Monday, February 6, 2017

6 February 2017 - order up


 



Whatever villages or towns or countryside he entered,
they laid the sick in the marketplaces
and begged him that they might touch only the tassel on his cloak;
and as many as touched it were healed.

Sickness and disease are not part of God's plan. Creation is designed to be well-ordered. There is meant to be ease between the creature and his environment not disease. Yet we live in a world tainted by sin and the effects of sin. We begin to accept that the world as it is now is what it always was and every shall be. Our strategies for thriving turn from a future of hope to making the best of what we have. We lose trust in God when creation itself seems so arbitrarily set against us.

God is the creator of the world. It is not something that exists independently from his will and pleasure. Sin damages this link. It introduces chaos and disorder. But even now, without God's will, creation would simply disappear. What does this mean for us who live here? It means that we should hope for the day when all of creation is restored by God.

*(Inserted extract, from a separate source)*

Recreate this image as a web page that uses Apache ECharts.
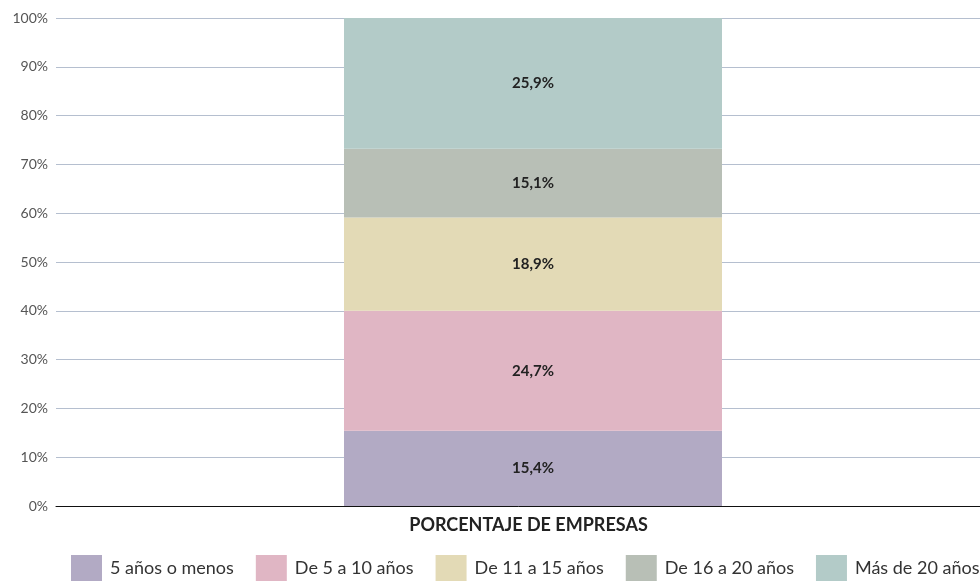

For the creation was subjected to futility, not willingly, but because of him who subjected it, in hope that the creation itself will be set free from its bondage to corruption and obtain the freedom of the glory of the children of God (see Romans 8:20:21).

It takes a deeper faith to encounter sickness and not simply run from creation entirely. We might prefer a more purely intellectual or spiritual reality. But this reality is from God and he has plans to make it new again. It means that we can't simply ignore the sick and tell them of a hope for a distant future. We can't ignore the abuse of the planet. We recognize that these are just goods for which we should work and labor.

Then God said,
"Let there be light," and there was light.

God brings light to creation.

In the beginning, when God created the heavens and the earth,
the earth was a formless wasteland, and darkness covered the abyss,
while a mighty wind swept over the waters.


Jesus brings a still greater light to his people. God's breath, the Holy Spirit is present in the beginning over the waters as a mighty wind. Jesus gives the Spirit to live in us. He is not separating us from creation by doing so. Instead he is making us the first members of a new creation which will one day restore all things. Let us rejoice to imagine so great a hope as this.
You send forth springs into the watercourses
that wind among the mountains.
Beside them the birds of heaven dwell;
from among the branches they send forth their song.